I might not be able to impersonate an extrovert, but know what I can do? Linger.
This has become my guiding principle for hanging out in my neighborhood. After a jog, I take off my headphones and cool down on the sidewalk, lingering. When I get home from work, I linger for a few extra seconds in the alley, inspecting my crumbling garage. On nice evenings, my wife and I eat dinner outside and hang out for a while afterwards. We walk around the lawn leisurely, contemplating what to do about the rabbits eating our garden.
As we’ve lingered, we’ve run into our neighbors. Over and over and over. We had a dozen over-the-fence conversations with next door neighbors – we lent them our shovel, and they lent us their lawn mower. We ran into our neighbors across the street and chatted about landscaping.
The toddler across the alley wandered over to our yard while we ate dinner, and we connected with his parents for the first time in three years.
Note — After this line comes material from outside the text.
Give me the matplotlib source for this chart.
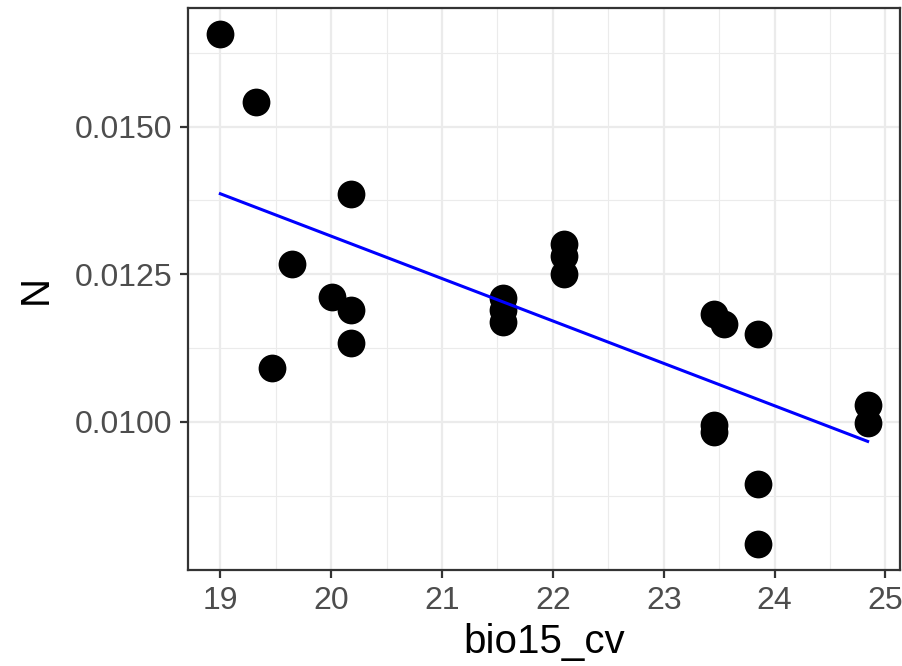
import numpy as np
import matplotlib.pyplot as plt
from matplotlib.ticker import FixedLocator, FormatStrFormatter

plt.rcParams['font.family'] = ['Liberation Sans', 'DejaVu Sans']

# bio15_cv vs N
bio15_cv = [19.00, 19.32, 19.47, 19.65, 20.01, 20.18, 20.18, 20.18,
            21.55, 21.55, 21.55, 22.10, 22.10, 22.10,
            23.45, 23.54, 23.45, 23.45, 23.85, 23.85, 23.85, 24.84, 24.84]
N = [0.016575, 0.015418, 0.010918, 0.01268, 0.012116, 0.013865, 0.01189, 0.011341,
     0.012099, 0.011895, 0.011692, 0.013018, 0.01281, 0.012505,
     0.011833, 0.011663, 0.009947, 0.00983, 0.011484, 0.008943, 0.007927, 0.010286, 0.009986]

x = np.array(bio15_cv)
y = np.array(N)

fig = plt.figure(figsize=(9.02, 6.66), dpi=100)
ax = fig.add_axes([188/902, 1 - 570/666, (900 - 188)/902, (570 - 8)/666])

ax.set_facecolor('white')
ax.set_axisbelow(True)

# limits with ggplot-like 5% expansion
xr = x.max() - x.min()
yr = y.max() - y.min()
ax.set_xlim(x.min() - 0.05*xr, x.max() + 0.05*xr)
ax.set_ylim(y.min() - 0.05*yr, y.max() + 0.05*yr)

ax.xaxis.set_major_locator(FixedLocator([19, 20, 21, 22, 23, 24, 25]))
ax.xaxis.set_minor_locator(FixedLocator([18.5, 19.5, 20.5, 21.5, 22.5, 23.5, 24.5, 25.5]))
ax.yaxis.set_major_locator(FixedLocator([0.0100, 0.0125, 0.0150]))
ax.yaxis.set_minor_locator(FixedLocator([0.00875, 0.01125, 0.01375, 0.01625]))
ax.yaxis.set_major_formatter(FormatStrFormatter('%.4f'))

ax.grid(which='major', color='#EBEBEB', linewidth=1.6)
ax.grid(which='minor', color='#EBEBEB', linewidth=0.8)

for s in ax.spines.values():
    s.set_color('#333333')
    s.set_linewidth(1.6)

ax.tick_params(which='major', length=5.5, width=1.6, color='#333333',
               labelsize=23, labelcolor='#4D4D4D', pad=6)
ax.tick_params(which='minor', length=0)

ax.scatter(x, y, s=400, color='black', zorder=3, linewidths=0)

# linear fit (lm)
b, a = np.polyfit(x, y, 1)
xs = np.array([x.min(), x.max()])
ax.plot(xs, a + b*xs, color='blue', linewidth=2.2, zorder=4)

ax.set_xlabel('bio15_cv', fontsize=29, color='black', labelpad=5)
ax.set_ylabel('N', fontsize=29, color='black', labelpad=14)

fig.savefig('out.png', dpi=100)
And during that brutal week-long stretch when snow had melted but ice hadn’t, I heard a different neighbor spinning his tires on ice. After helping him chop it out from under his tires, I found out they were expecting their second child any day, and we were able to bring them a meal shortly after.
We didn’t have to formulate a plan on how we would interact with our neighbors – we just lingered.
We believe that life is richer when we live in community. When we’re surrounded by people that we know, and by people that know us. It feels nice when someone sees you, says your name, and smiles. It feels nice to share a joke about your weedy yards with the neighbor. God made us like this! I suspect God instructs us to be good neighbors in part because we’re created to enjoy this community.
While we truly believe these small interactions are meaningful, we also hope and trust that there will be opportunities to share the love of Jesus in deeper ways. And in a world where it can be uncomfortable approaching people we don’t know, the concept of lingering has helped us meet our neighbors.